LaTeX Theory - How Symbols are Modeled Under the Hood

TeX knows thirteen kind of atoms in math formulas and build upon them, just like any formula in mathematics is built upon atomic ones.

The atoms are Ord, Op, Rel, Bin, Open, Close, Punct, Inner, Over, Under, Acc, Rad and Vcent.

Actually only the first eight are eventually considered, because the last five are converted to Ord ones.

Every atom has three fields: nucleus, subscript and superscript, which in turn can contain other atoms. Again the last five types are special in this account, because only the nucleus makes real sense.

Ord is for “ordinary” symbols such as variables. Op is for “operators” such as \sum or \log. Rel and Bin are for “relation” and “operation” symbols (such as < or +). Open and Close refer to fences such as parentheses. Punct for punctuation signs (the comma or semicolon).

An Inner atom is basically built from \left\right (and contains a subformula). Over results from \overline and Under from \underline. Acc from the primitive \mathaccent that's called by commands such as \bar or \tilde. Rad stems from the \radical primitive, internally used by \sqrt. Vcent is a special object built from \vcenter.

An Op atom can be followed by the commands \displaylimits, \limits or \nolimits; no specification is equivalent to adding \displaylimits: the subscript and superscript fields will be typeset below and above the operator when the formula itself is typeset in display styles (from $$...$$ or, in LaTeX parlance, \[...\] or similar environments) or besides the symbol in the other styles. There are also rules for possibly choosing a bigger version of the symbol in display style.

Any symbol or subformula can be made into an atom by specifying it as argument to \mathord, \mathop, \mathrel, \mathbin, \mathopen, \mathclose, \mathpunct or \mathinner. However \mathord{...} is equivalent to the simpler {...}.

Your particular question is about \bar and \overline. Something like \bar{abc} becomes (temporarily) an Acc atom; the accent is placed above the whole subformula, but has no wider version, so it ends up covering just the b. With \widetilde it is different, because the \mathaccent command points to a glyph that has wider variants (this information is encoded in the font).

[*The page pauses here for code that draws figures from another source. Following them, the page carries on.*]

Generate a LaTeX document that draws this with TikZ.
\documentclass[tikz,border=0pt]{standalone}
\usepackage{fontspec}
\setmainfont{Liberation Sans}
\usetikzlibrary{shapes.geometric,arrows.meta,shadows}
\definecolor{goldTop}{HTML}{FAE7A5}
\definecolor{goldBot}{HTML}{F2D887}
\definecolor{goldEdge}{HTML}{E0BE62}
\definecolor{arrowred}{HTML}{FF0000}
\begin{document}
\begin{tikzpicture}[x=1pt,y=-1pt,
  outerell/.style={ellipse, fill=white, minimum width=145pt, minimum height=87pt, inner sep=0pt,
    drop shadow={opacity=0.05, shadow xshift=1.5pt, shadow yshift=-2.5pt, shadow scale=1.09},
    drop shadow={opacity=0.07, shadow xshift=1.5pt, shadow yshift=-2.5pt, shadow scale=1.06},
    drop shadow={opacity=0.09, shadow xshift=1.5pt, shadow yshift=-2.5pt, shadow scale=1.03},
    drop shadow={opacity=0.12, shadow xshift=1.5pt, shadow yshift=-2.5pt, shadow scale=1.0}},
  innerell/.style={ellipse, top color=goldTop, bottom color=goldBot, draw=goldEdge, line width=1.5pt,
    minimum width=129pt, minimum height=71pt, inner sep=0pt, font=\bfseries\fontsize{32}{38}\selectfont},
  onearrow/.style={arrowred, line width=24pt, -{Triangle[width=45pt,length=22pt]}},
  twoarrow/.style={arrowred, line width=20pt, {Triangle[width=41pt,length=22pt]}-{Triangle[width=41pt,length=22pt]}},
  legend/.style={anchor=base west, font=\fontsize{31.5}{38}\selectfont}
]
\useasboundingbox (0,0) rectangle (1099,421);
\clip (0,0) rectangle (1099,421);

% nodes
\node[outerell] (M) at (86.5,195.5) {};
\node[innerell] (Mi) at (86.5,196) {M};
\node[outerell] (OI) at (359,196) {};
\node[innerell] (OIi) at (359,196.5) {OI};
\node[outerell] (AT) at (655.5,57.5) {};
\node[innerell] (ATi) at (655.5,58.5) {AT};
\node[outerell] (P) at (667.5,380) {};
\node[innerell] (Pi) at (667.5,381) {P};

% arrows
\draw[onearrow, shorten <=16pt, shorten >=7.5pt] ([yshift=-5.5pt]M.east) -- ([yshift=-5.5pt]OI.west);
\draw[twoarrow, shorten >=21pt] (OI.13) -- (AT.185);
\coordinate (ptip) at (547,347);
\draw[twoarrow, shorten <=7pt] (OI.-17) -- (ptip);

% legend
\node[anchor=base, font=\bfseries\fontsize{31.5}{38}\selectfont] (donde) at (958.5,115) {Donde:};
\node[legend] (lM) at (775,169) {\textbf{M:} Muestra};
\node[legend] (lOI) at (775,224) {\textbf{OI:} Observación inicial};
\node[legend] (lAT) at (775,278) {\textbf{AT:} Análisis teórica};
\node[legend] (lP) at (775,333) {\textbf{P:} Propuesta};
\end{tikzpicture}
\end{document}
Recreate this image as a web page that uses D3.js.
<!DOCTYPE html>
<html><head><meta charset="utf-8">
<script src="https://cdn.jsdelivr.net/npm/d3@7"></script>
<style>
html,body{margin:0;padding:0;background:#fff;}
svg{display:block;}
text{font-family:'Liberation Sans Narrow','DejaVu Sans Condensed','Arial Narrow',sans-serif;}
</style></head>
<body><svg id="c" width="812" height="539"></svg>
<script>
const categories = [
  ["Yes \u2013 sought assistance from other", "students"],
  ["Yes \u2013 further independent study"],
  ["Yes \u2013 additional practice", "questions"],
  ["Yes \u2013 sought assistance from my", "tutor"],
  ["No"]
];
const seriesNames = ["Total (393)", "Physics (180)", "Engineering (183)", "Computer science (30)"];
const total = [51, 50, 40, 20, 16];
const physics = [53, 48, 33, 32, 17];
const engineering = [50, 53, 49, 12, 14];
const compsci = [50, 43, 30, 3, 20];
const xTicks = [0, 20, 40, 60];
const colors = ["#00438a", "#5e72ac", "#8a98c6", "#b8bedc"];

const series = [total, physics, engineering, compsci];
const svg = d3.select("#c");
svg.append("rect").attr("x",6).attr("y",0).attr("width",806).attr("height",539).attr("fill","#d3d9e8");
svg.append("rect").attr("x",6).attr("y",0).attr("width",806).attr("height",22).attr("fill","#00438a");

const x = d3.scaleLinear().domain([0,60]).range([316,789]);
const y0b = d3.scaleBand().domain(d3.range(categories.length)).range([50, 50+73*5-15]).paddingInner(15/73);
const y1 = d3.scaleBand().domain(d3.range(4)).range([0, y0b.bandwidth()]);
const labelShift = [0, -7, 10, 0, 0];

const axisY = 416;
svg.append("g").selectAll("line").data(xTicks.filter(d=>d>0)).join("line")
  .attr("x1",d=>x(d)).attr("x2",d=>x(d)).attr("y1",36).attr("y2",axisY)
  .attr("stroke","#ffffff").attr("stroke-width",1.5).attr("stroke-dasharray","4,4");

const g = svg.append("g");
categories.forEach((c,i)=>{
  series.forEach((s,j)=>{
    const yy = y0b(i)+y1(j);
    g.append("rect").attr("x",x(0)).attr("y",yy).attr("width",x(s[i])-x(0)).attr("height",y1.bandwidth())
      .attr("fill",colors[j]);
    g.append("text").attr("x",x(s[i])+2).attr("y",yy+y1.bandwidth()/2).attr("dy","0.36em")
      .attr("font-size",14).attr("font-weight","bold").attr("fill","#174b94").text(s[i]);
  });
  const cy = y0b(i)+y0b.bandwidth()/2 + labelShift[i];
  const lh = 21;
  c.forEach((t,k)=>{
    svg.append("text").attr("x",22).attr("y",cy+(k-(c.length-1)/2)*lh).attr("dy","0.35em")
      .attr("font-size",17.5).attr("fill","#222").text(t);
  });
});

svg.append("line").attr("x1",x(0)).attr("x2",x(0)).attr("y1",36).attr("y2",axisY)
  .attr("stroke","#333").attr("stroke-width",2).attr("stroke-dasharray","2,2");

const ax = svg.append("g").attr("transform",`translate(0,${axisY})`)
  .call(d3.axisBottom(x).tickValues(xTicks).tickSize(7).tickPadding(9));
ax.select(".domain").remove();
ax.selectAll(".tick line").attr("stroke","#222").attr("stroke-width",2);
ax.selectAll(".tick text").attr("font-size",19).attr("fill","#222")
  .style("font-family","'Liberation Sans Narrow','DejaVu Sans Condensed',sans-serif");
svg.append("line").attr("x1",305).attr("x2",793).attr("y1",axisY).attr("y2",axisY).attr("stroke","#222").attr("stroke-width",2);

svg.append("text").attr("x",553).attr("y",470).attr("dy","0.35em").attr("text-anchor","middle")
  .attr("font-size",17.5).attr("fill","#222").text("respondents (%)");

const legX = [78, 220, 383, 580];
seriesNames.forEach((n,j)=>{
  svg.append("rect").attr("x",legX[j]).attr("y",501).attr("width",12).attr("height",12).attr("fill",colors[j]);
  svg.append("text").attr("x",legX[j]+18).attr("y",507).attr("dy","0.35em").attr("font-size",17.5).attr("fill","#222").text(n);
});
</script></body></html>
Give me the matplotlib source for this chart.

With \overline{abc}, instead, a rule is drawn above the whole subformula, making a single Over atom (that will be later considered as Ord as far as spacing is concerned).

After the input is processed assigning atom types according to internal tables that assign \sum to being Op, = as being Rel and so on, the whole math list so obtained is reprocessed in order to add the suitable math spacings after transforming Over, Under, Acc, Rad and Vcent atoms to Ord; it is then processed again in order to transform it into “boxes and glue”.

The whole Appendix G in the TeXbook is devoted to the rules for such processing.


The main concept that controls the math spacing is the math class. Compare the two expressions below

enter image description here

In the first every atom has mathclass 0 (\mathord) so gets no special spacing.

In the second, operators are specified with \mathop, infix binary operators are marked with \mathbin and relations aare marked with \mathrel and you see the classic TeX spacing.

\documentclass{article}

\begin{document}

\[{X}_{0}^{n}{+}\mathrm{cos}{x}{=}0\]

\[\mathop{X}_{0}^{n}\mathbin{+}\mathop{\mathrm{cos}}{x}\mathrel{=}0\]


\end{document}

Of course you do not normally have to classify symbols by hand like this, for example

= is declared in latex by

\DeclareMathSymbol{=}{\mathrel}{operators}{"3D}

so by default it is \mathrel

similarly

\DeclareMathSymbol{+}{\mathbin}{operators}{"2B}

declares that by default + is a \mathbin

and \cos is defined by

\def\cos{\mathop{\operator@font cos}\nolimits}

so if you use \cos rather than \mathrm{cos} then you get the extra operator spacing.